Every Supreme Court nominee for 140 years has received a hearing or a vote. Since 1900, six justices have been confirmed in presidential election years. But since the Republicans insist that there first be a plebiscite on the Supreme Court, that idea, silly as it is, should be accorded some analysis.
We happen to know what the founders meant when they prescribed that justices be chosen not by election, but by the president alone with the consent of the Senate. The remarkable Federalist Papers explained the rationale for the strong federal government that the new constitution established and for the Constitution's component parts. Nothing is better elucidated than the role of the judiciary and how and for how long Supreme Court justices and other judges were to be chosen: lifetimes. Alexander Hamilton did most of the analysis in six essays in which he explainedwhy the president alone, not Congress or another body, should do it, notwithstanding the chance that the president could go astray by naming a crony or a family member. The Senate would be a check on the appointment of "an unfit character." It could reject the appointment and force the president to name another. Hamilton's essays were directed at the anti-federalist criticism of lifetime appointments instead of popular elections for judges.
The Constitution's framers deemed presidential appointments and Senate concurrence the best way to maintain a Supreme Court that was independent — that is, above political frays and immune to the transitory passions of the people. To remove the court even further from the passing whims of voters, the founders picked the Senate, elected every six years and not every two years like the House and then chosen by state legislatures and not by voters, to be a check on the president's appointment of justices. The executive and the House were answerable to people at elections, but the Supreme Court should stand above politics. Although people may be chagrined by rulings, there must always be confidence that the court is acting upon the Constitution and interpreting statutes and executive actions fearlessly without regard to politics or what is popular. The republic depended upon that confidence.
"Considerate men of every description," Hamilton wrote, "ought to prize whatever will tend to beget or fortify that temper in the courts: as no man can be sure that he may not be to-morrow the victim of a spirit of injustice, by which he may be a gainer to-day. And every man must now feel, that the inevitable tendency of such a spirit is to sap the foundations of public and private confidence, and to introduce in its stead universal distrust and distress."
We have now reached Hamilton's feared state of "universal distrust and distress." That's what Chief Justice John Roberts was saying a few days before Scalia's death when he deplored the political posturing of the Senate on the president's judicial appointments.
Scalia had deplored it, too.
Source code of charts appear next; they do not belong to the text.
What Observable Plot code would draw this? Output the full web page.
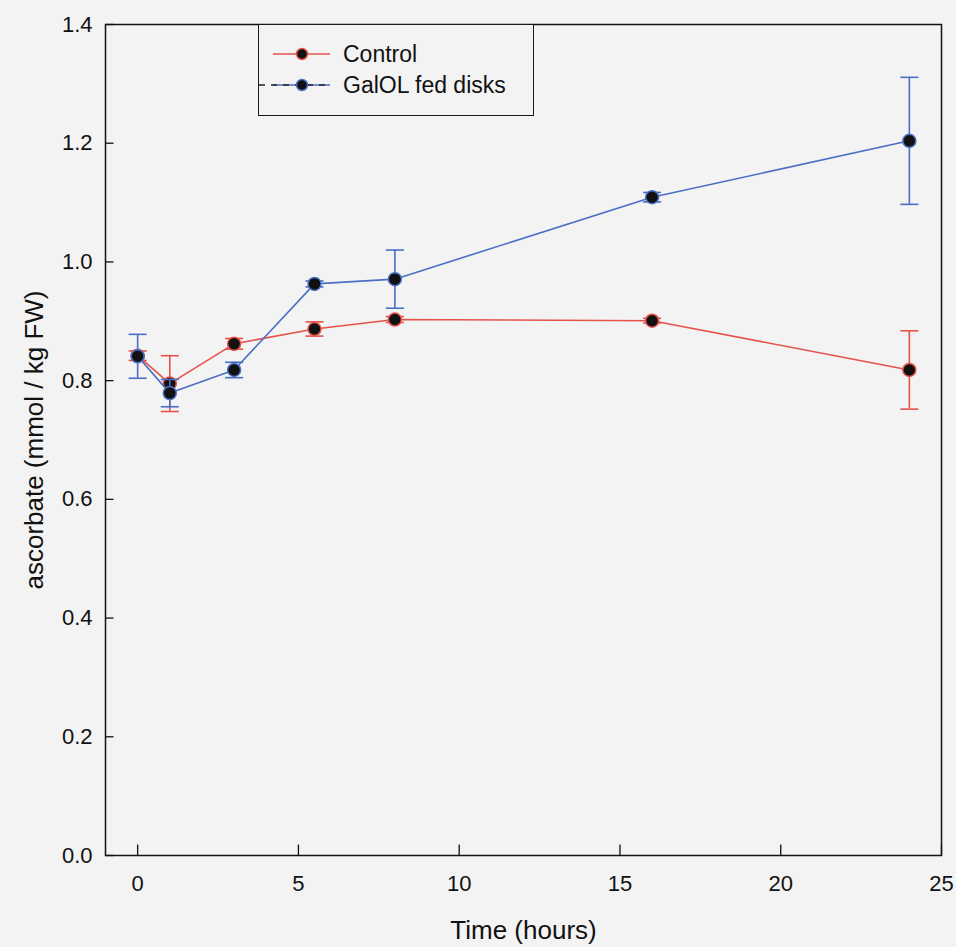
<!DOCTYPE html>
<html>
<head>
<meta charset="utf-8">
<script src="https://cdn.jsdelivr.net/npm/d3@7"></script>
<script src="https://cdn.jsdelivr.net/npm/@observablehq/plot@0.6"></script>
<style>
  html, body { margin: 0; padding: 0; background: #f3f3f3; }
  #wrap { position: relative; width: 956px; height: 947px; font-family: "Liberation Sans", Arial, sans-serif; }
  #legend { position: absolute; left: 258px; top: 24px; width: 276px; height: 92px; box-sizing: border-box;
            border: 1.5px solid #1a1a1a; background: #f3f3f3; }
  .entry { position: absolute; left: 0; height: 30px; display: flex; align-items: center; }
  .entry span { font-size: 23px; color: #111; margin-left: 12px; }
</style>
</head>
<body>
<div id="wrap"></div>
<script>
// ---- data ----
const timeHours   = [0, 1, 3, 5.5, 8, 16, 24];
const seriesNames = ["Control", "GalOL fed disks"];
const controlMean = [0.842, 0.795, 0.862, 0.887, 0.903, 0.901, 0.818];
const controlErr  = [0.008, 0.047, 0.009, 0.012, 0.005, 0.004, 0.066];
const galolMean   = [0.841, 0.779, 0.818, 0.963, 0.971, 1.109, 1.204];
const galolErr    = [0.037, 0.023, 0.013, 0.005, 0.049, 0.008, 0.107];
const xTicks = [0, 5, 10, 15, 20, 25];
const yTicks = [0, 0.2, 0.4, 0.6, 0.8, 1.0, 1.2, 1.4];
const xLabel = "Time (hours)";
const yLabel = "ascorbate (mmol / kg FW)";
const seriesColors = ["#e5534b", "#4a6fc3"];

const means = [controlMean, galolMean];
const errs = [controlErr, galolErr];
const rows = seriesNames.map((name, s) => timeHours.map((t, i) => ({
  series: name, t, v: means[s][i], lo: means[s][i] - errs[s][i], hi: means[s][i] + errs[s][i]
})));

// custom symbols: horizontal cap, inward x tick, inward y tick
const capSymbol = { draw(ctx, size) { const r = Math.sqrt(size / Math.PI); ctx.moveTo(-r, 0); ctx.lineTo(r, 0); } };
const upTick = { draw(ctx, size) { const r = Math.sqrt(size / Math.PI); ctx.moveTo(0, 0); ctx.lineTo(0, -r); } };
const rightTick = { draw(ctx, size) { const r = Math.sqrt(size / Math.PI); ctx.moveTo(0, 0); ctx.lineTo(r, 0); } };

const seriesMarks = rows.flatMap((data, s) => [
  Plot.ruleX(data, { x: "t", y1: "lo", y2: "hi", stroke: seriesColors[s], strokeWidth: 1.6 }),
  Plot.dot(data, { x: "t", y: "hi", symbol: capSymbol, r: 9, fill: "none", stroke: seriesColors[s], strokeWidth: 1.6 }),
  Plot.dot(data, { x: "t", y: "lo", symbol: capSymbol, r: 9, fill: "none", stroke: seriesColors[s], strokeWidth: 1.6 }),
  Plot.line(data, { x: "t", y: "v", stroke: seriesColors[s], strokeWidth: 1.6 }),
  Plot.dot(data, { x: "t", y: "v", r: 6.5, fill: "#111", stroke: seriesColors[s], strokeWidth: 1.5 })
]);

const chart = Plot.plot({
  width: 956, height: 947,
  marginLeft: 105, marginRight: 15, marginTop: 24, marginBottom: 92,
  style: { background: "transparent", fontFamily: "Liberation Sans, Arial, sans-serif", fontSize: "21px", color: "#111", overflow: "visible" },
  x: { domain: [-1, 25] },
  y: { domain: [0, 1.4] },
  marks: [
    Plot.axisX(xTicks, { tickSize: 0, tickPadding: 20, label: null, fontSize: 22 }),
    Plot.axisY(yTicks, { tickSize: 0, tickPadding: 13, label: null, fontSize: 22, tickFormat: d3.format(".1f") }),
    Plot.dot(xTicks, { x: d => d, y: () => 0, symbol: upTick, r: 11, fill: "none", stroke: "#111", strokeWidth: 1.3 }),
    Plot.dot(yTicks, { x: () => -1, y: d => d, symbol: rightTick, r: 8, fill: "none", stroke: "#111", strokeWidth: 1.3 }),
    ...seriesMarks,
    Plot.frame({ stroke: "#111", strokeWidth: 1.5 }),
    Plot.text([xLabel], { text: d => d, frameAnchor: "bottom", dy: 75, textAnchor: "middle", lineAnchor: "middle", fontSize: 26, fill: "#111" }),
    Plot.text([yLabel], { text: d => d, frameAnchor: "left", dx: -71, rotate: -90, textAnchor: "middle", lineAnchor: "middle", fontSize: 26, fill: "#111" })
  ]
});

const wrap = document.getElementById("wrap");
wrap.appendChild(chart);

// legend
const legend = d3.select(wrap).append("div").attr("id", "legend");
seriesNames.forEach((name, s) => {
  const e = legend.append("div").attr("class", "entry").style("top", (14 + s * 31) + "px");
  const svg = e.append("svg").attr("width", 72).attr("height", 30);
  svg.append("line").attr("x1", 14).attr("x2", 71).attr("y1", 15).attr("y2", 15)
    .attr("stroke", seriesColors[s]).attr("stroke-width", 1.6);
  if (s === 1) {
    svg.append("line").attr("x1", 0).attr("x2", 71).attr("y1", 15).attr("y2", 15)
      .attr("stroke", "#222").attr("stroke-width", 1.4).attr("stroke-dasharray", "6,6");
  }
  svg.append("circle").attr("cx", 43).attr("cy", 15).attr("r", 5.5)
    .attr("fill", "#111").attr("stroke", seriesColors[s]).attr("stroke-width", 1.5);
  e.append("span").text(name);
});
</script>
</body>
</html>
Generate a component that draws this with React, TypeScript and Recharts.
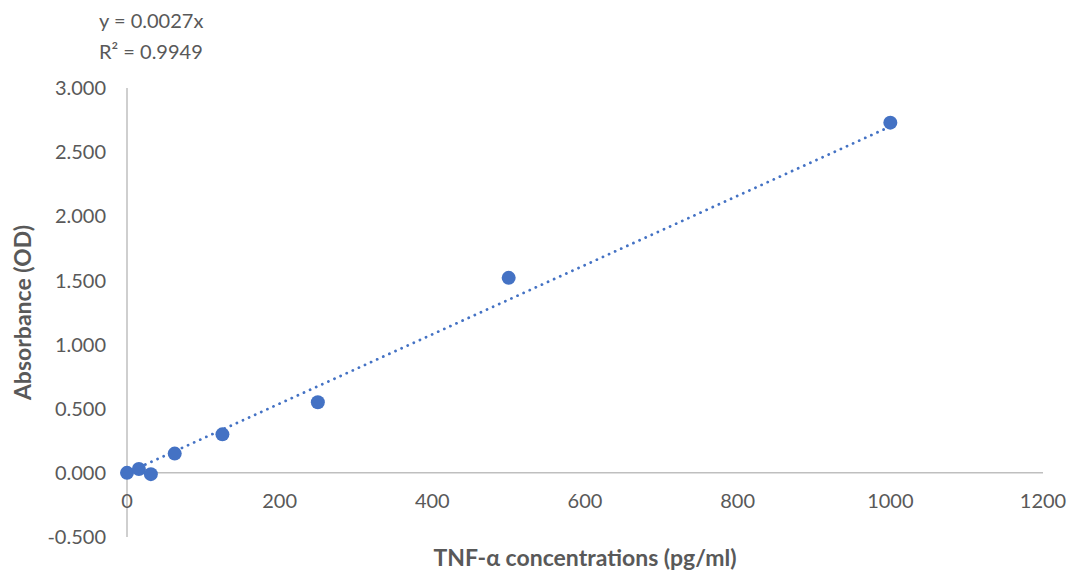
import {
  ScatterChart,
  Scatter,
  XAxis,
  YAxis,
  ReferenceLine,
  Label,
} from "recharts";

// TNF-α standard curve
const concentrations = [0, 15.6, 31.25, 62.5, 125, 250, 500, 1000];
const absorbances = [0.0, 0.03, -0.01, 0.15, 0.3, 0.55, 1.52, 2.73];

// linear trendline through origin, y = 0.0027x
const trendX = [0, 1000];
const trendY = [0, 2.7];

const xTicks = [0, 200, 400, 600, 800, 1000, 1200];
const yTicks = [-0.5, 0, 0.5, 1, 1.5, 2, 2.5, 3];

const equationLines = ["y = 0.0027x", "R² = 0.9949"];

const BLUE = "#4472c4";
const TEXT = "#595959";
const AXIS = "#bfbfbf";
const FONT = "Lato, 'Open Sans', sans-serif";

const points = concentrations.map((x, i) => ({ x, y: absorbances[i] }));
const trend = trendX.map((x, i) => ({ x, y: trendY[i] }));

function XTick({ x, y, payload }: any) {
  // Excel draws these labels right under the zero line, not at the plot bottom
  return (
    <text
      x={x}
      y={y - 37}
      textAnchor="middle"
      dominantBaseline="central"
      fill={TEXT}
      fontSize={20}
      fontFamily={FONT}
    >
      {payload.value}
    </text>
  );
}

export default function App() {
  return (
    <div style={{ position: "absolute", left: 0, top: 0, width: 1071, height: 570, background: "#fff" }}>
      <div
        style={{
          position: "absolute",
          left: 99,
          top: 5,
          color: TEXT,
          fontFamily: FONT,
          fontSize: 20,
          lineHeight: "31px",
        }}
      >
        {equationLines.map((l) => (
          <div key={l}>{l}</div>
        ))}
      </div>
      <ScatterChart
        width={1071}
        height={570}
        margin={{ top: 88, right: 28, left: 0, bottom: 0 }}
      >
        <XAxis
          type="number"
          dataKey="x"
          domain={[0, 1200]}
          ticks={xTicks}
          axisLine={false}
          tickLine={false}
          tickSize={0}
          tickMargin={0}
          height={33}
          tick={<XTick />}
          interval={0}
        >
          <Label
            content={({ viewBox }: any) => (
              <text
                x={viewBox.x + viewBox.width / 2}
                y={viewBox.y + 20}
                textAnchor="middle"
                dominantBaseline="central"
                fill={TEXT}
                fontSize={23}
                fontWeight="bold"
                fontFamily={FONT}
              >
                TNF-α concentrations (pg/ml)
              </text>
            )}
          />
        </XAxis>
        <YAxis
          type="number"
          dataKey="y"
          domain={[-0.5, 3]}
          ticks={yTicks}
          interval={0}
          width={127}
          axisLine={{ stroke: AXIS, strokeWidth: 1.5 }}
          tickLine={false}
          tickSize={0}
          tickMargin={21}
          tickFormatter={(v: number) => v.toFixed(3)}
          tick={{ fill: TEXT, fontSize: 20, fontFamily: FONT }}
        >
          <Label
            content={({ viewBox }: any) => {
              const cx = 22;
              const cy = viewBox.y + viewBox.height / 2;
              return (
                <text
                  x={cx}
                  y={cy}
                  transform={`rotate(-90 ${cx} ${cy})`}
                  textAnchor="middle"
                  dominantBaseline="central"
                  fill={TEXT}
                  fontSize={23}
                  fontWeight="bold"
                  fontFamily={FONT}
                >
                  Absorbance (OD)
                </text>
              );
            }}
          />
        </YAxis>
        <ReferenceLine y={0} stroke={AXIS} strokeWidth={1.5} />
        <Scatter
          data={trend}
          isAnimationActive={false}
          line={{
            stroke: BLUE,
            strokeWidth: 2.75,
            strokeDasharray: "0.1 6.6",
            strokeLinecap: "round",
          }}
          shape={() => <g />}
        />
        <Scatter
          data={points}
          isAnimationActive={false}
          fill={BLUE}
          shape={(p: any) => <circle cx={p.cx} cy={p.cy} r={7} fill={BLUE} />}
        />
      </ScatterChart>
    </div>
  );
}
Although his views of the Constitution were widely known — that the country is forever bound by the ignorance and prejudices of the men of 1788 — the Senate confirmed him 98-0. Scalia remarked that he couldn't get 60 votes today. Had the Senate in 1986 followed McConnell's theory of waiting on the judgment of the voters in an election only two months away, it would have scorned Scalia. Democrats won the Senate elections in a landslide.